2020年10月22日木曜日

「打ち出の小槌は無い!」

本校では今のところ教職員、生徒誰一人コロナの罹患はない。一人一人が自覚をして感染予防を徹底している成果であろう。従って学校は大きな問題もなく「平穏無事」だ。学校と言うのは、この平穏無事が何よりだと思う。ただ学校の先行きを考えれば心の内は安閑とはしておられない。私はこういう時こそ「本校の先行き」を想う。あらゆるケースを想定してコロナ後の学校の形を今から準備して行くことこそ大切である。経営者は「心配症」が良い。私は極めて心配性人間である。ICTを先取りしてやって来たからこそ今悠然と構えておられる。全教員がグーグルのICT教育認定を取得した。全館Wi-Fi環境が完成し、全校生徒がクロムブックを有し、全ての体制は整っている。今後更に進化するだろう。

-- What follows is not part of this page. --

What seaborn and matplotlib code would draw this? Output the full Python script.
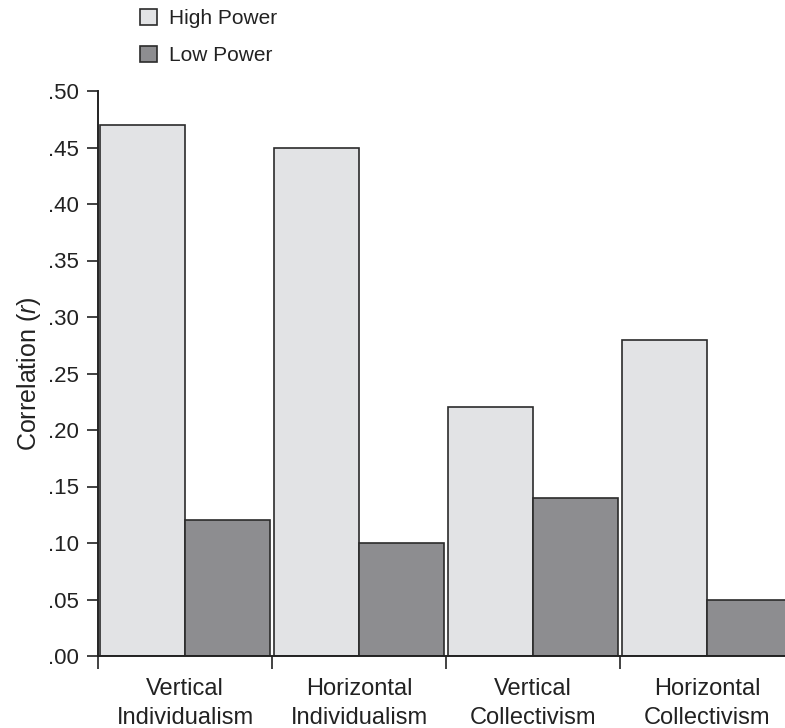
import pandas as pd
import matplotlib.pyplot as plt
import seaborn as sns
from matplotlib.ticker import FixedLocator

categories = ["Vertical\nIndividualism", "Horizontal\nIndividualism",
              "Vertical\nCollectivism", "Horizontal\nCollectivism"]
high_power = [0.47, 0.45, 0.22, 0.28]
low_power = [0.12, 0.10, 0.14, 0.05]
yticks = [0.00, 0.05, 0.10, 0.15, 0.20, 0.25, 0.30, 0.35, 0.40, 0.45, 0.50]

df = pd.DataFrame({
    "category": categories * 2,
    "power": ["High Power"] * 4 + ["Low Power"] * 4,
    "r": high_power + low_power,
})

sns.set_style("white")
plt.rcParams["font.family"] = ["Liberation Sans", "DejaVu Sans"]
plt.rcParams["mathtext.fontset"] = "custom"
plt.rcParams["mathtext.rm"] = "Liberation Sans"
plt.rcParams["mathtext.it"] = "Liberation Sans:italic"

fig = plt.figure(figsize=(7.85, 7.28), dpi=100)
ax = fig.add_axes([98 / 785, 1 - 656 / 728, 1 - 98 / 785, (656 - 91) / 728])

sns.barplot(data=df, x="category", y="r", hue="power", order=categories,
            palette=["#e2e3e5", "#8c8d91"], width=0.975,
            edgecolor="#2b2b2b", linewidth=1.2, ax=ax)

ax.set_ylim(0, 0.5)
ax.set_xlim(-0.5, 3.5 - 9 / 174)
ax.set_yticks(yticks)
ax.set_yticklabels([f"{v:.2f}"[1:] for v in yticks])
ax.set_xticks(range(4))
ax.set_xticklabels(categories, linespacing=1.4)
ax.xaxis.set_minor_locator(FixedLocator([-0.5, 0.5, 1.5, 2.5]))
ax.tick_params(axis="x", which="major", length=0, pad=16, labelsize=17, colors="#222222")
ax.tick_params(axis="x", which="minor", length=9, width=1.2, color="#222222", bottom=True)
ax.tick_params(axis="y", length=8, width=1.2, color="#222222", labelsize=16, pad=6,
               labelcolor="#222222", left=True)
ax.set_xlabel("")
ax.set_ylabel(r"Correlation ($\it{r}$)", fontsize=18, color="#222222", labelpad=3)

sns.despine(ax=ax)
for side in ["left", "bottom"]:
    ax.spines[side].set_color("#222222")
    ax.spines[side].set_linewidth(1.4)

handles, labels = ax.get_legend_handles_labels()
ax.get_legend().remove()
fig.legend(handles, labels, loc="upper left", bbox_to_anchor=(125 / 785, 1 + 6 / 728),
           frameon=False, fontsize=15, handlelength=0.85, handleheight=0.85,
           handletextpad=0.55, labelspacing=0.85, borderpad=0.2,
           labelcolor="#222222")

fig.savefig("out.png", dpi=100)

 今朝の新聞各紙は「ANA(全日空)」が最悪5000億円の赤字だと報じている。昨晩からテレビニュースでも大きく取り上げられていた。海外渡航用の大型機を半減させ成田、関空、中部から国際線を撤退し全て羽田に集約するという。世界の大手航空会社も状況は同じだ。海外修学旅行はこれで数年は再開出来なくなったと考えた方が良い。ANAはコスト削減を図る為に給与を3割削減し、年末手当もカット、遊休資産の売却を進めるという。鉄道、旅行会社、鉄鋼、自動車等々日本の基幹産業が酷い。飲食業、観光地などは壊滅状況にある。日本経済はこの先一体どうなるのか、予測が立て難い。このような緊急時にはまず手っ取り早く人件費の削減に走るのはある面、致し方がない。「母船」を沈没させるわけには行かないからだ。

 私は少なくとも現在進行中の案件は計画通りに進めていくが、二つの大型案件である「西館の建て替え」と遠方からの入学者用寮「天照寮(仮称)」の着工時期はご破算にして、数年は「様子見」とすることは既に決心している。これに付随して堺市美原区の「高天原アリーナ」も当然時期を遅らすことも視野に入っている。「産土ゴルフ練習場」は費用面では問題ないのでこれは予定どおり来春に着工するかと踏んでいるのだが、全ては来年度入学者の数にかかっている。コロナによるご家庭の経済問題の為に私学敬遠となれば、本校では大きな影響を受ける。昨年並みの入学者だったら「ゴー」すれば良いし、減少傾向だったら立ち止まる勇気が必要だ。これは守りではなくて「腰だめ」だ。力を内に貯めこむ積極策である。

 大切なことは「こういう時」だからこそ、学校を進化させるべきで改革を押し進めることだ。何もせず今までと同じなら衰退するだけと教職員は知るべし。今、大阪の街は北も南も繁華街は閑散としているが、「大阪都」に関して賛成、反対の街宣車がむなしく走り回っている。反対派は「大阪市を守ろう!」のただ一点でこれでは駄目だ。大阪の一体どこを守ろうとするのか?このような時だから「行政の在り方を変えてみる」との姿勢が重要である。人間守りに入ったら進化はない。私は大阪都大賛成である。反対の理由は「住民サービスが低下」と言っているが今までサービスが言うほど良かったか?

 学校の6階にある「天空レストラン」であるがコロナの影響で春以来「赤字」が続いており、私は結構な補助金を投じて来たが何とか9月からは黒字転換だと報告があった。同じく6階の「ブルNANIWAベーカリーショップ」は光熱費を免除して何とか対応し、ようやくパンの売り上げ個数も戻って来た。皆さん努力してくれている。学校経営においてコストの大部分は教職員人件費であり、これから先「人手の多い」学校は駄目なのである。「少数精鋭」で頑張っている学校は強い。

 少数精鋭がしんどいなら人手単価を下げるしかない。平成30年、平成最後にと思って私は専任教諭に対して年末の賞与一時金を一律10万円加算したがこれらを無くし、分掌手当も担任手当ても全てを見直すか、静かに今後の対応を熟慮している。教職員は「学校にいる時間」を自ら考え、「時間管理」をしなければならない。特に「クラブ活動」が問題である。時間外だからと言って手当てを支払う財源は無尽蔵に有るわけではない。私は「打ち出の小槌」を持っているわけではない。私立学校は教育を生業とする企業である。企業経営に能天気な教職員は本校には要らない。全日空みたいになって良いのか!